Aortic Root Replacement And Valve Aortic Sparing Through Mini Partial Sternotomy. Single Center Experience.
Jakub Staromlynski, Mariusz Kowalewski, Radoslaw Smoczynski, Anna Witkowska, Maciej Bartczak, Wojciech Sarnowski, Piotr Suwalski
Central Clinical Hospital of the Ministry of Interior and Administration,Centre of Postgraduate Medical Education, Warsaw, Poland
Minimally invasive cardiac surgery is becoming more and more popular. However there is still little data on minimally invasive approach for patients with aortic root aneurysm. In following study we present partial upper sternotomy approach for these patients. The objective of the current report was to report surgical data as well as remote outcomes in patients undergoing minimally invasive aortic root surgery.
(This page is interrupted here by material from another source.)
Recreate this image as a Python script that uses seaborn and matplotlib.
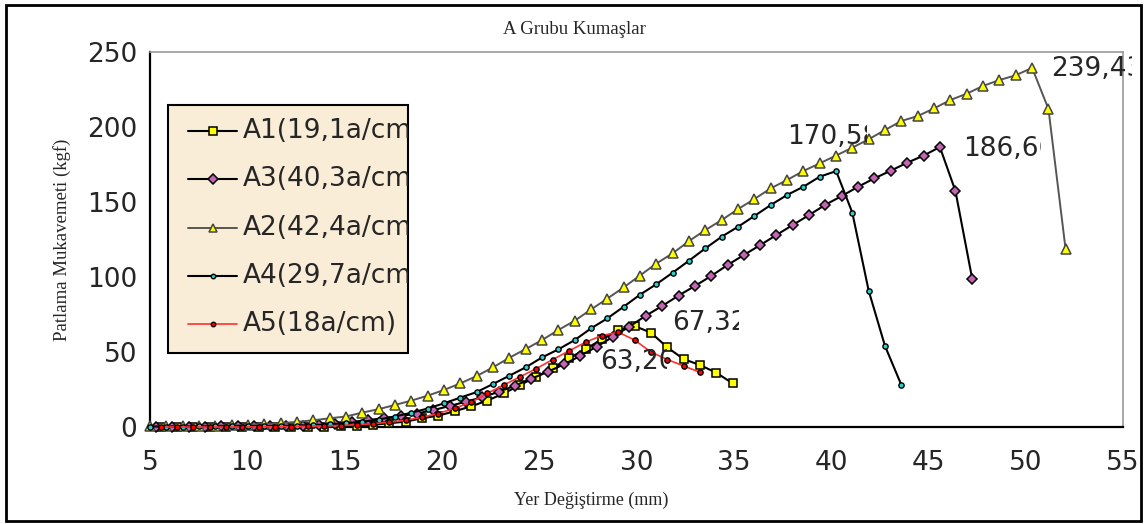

Between 2011 and 2019, 177 selected low- and intermediate risk patients (mean age: 64.1±11.3; 70.1% men; EuroSCORE II 2.58±3.26) underwent minimally invasive aortic surgery. Redo-surgeries, endocarditis cases and acute dissections were excluded. The “V” shaped partial upper sternotomy was performed through a 6-cm skin incision from the notch to the third or fourth intercostal space depending on surgeons’ preference and preoperative imaging. Patients were divided into minimally invasive root repair/replacement, supracoronary aorta replacements and supracoronary aorta replacements with concomitant AVR; CPB was provided via direct aortic cannulation and two stage cannula to right atrium. According to our previous experience we set that 67 mm of aortic diameter as a exclusion criteria of minimally invasive approach. Fig 1.RESULTS:
Mean follow-up was 3.1 year (max 7.7 years). Of 177 patients, 86 (48.5%) underwent supracoronary aortic replacement surgery; 48 (27.1%) with concomitant AVR. 43 patients (24.3%) underwent minimally invasive aortic root surgery (16 cases- David/Yacob procedure; 27 cases- Bentall de Bono). Average aortic diameter was 6.00±0.46cm. In the root group the cardiopulmonary bypass and aortic cross-clamp time was 209.8.0±37.2 and 146.9±35.9. There was no case of conversion to full sternotomy in root surgery group. Median duration of intensive care unit stay was 2.0 [1.0-3.0] days. Thirty-day mortality was 0.6%. Within investigated follow-up, there was one late reoperation due to aortic valve thrombosis; remote survival was estimated at 94.7%.
The study proved that minimally invasive aortic root surgery performed through “V” shaped partial upper sternotomy is feasible and safe in selected patients. Fig 2.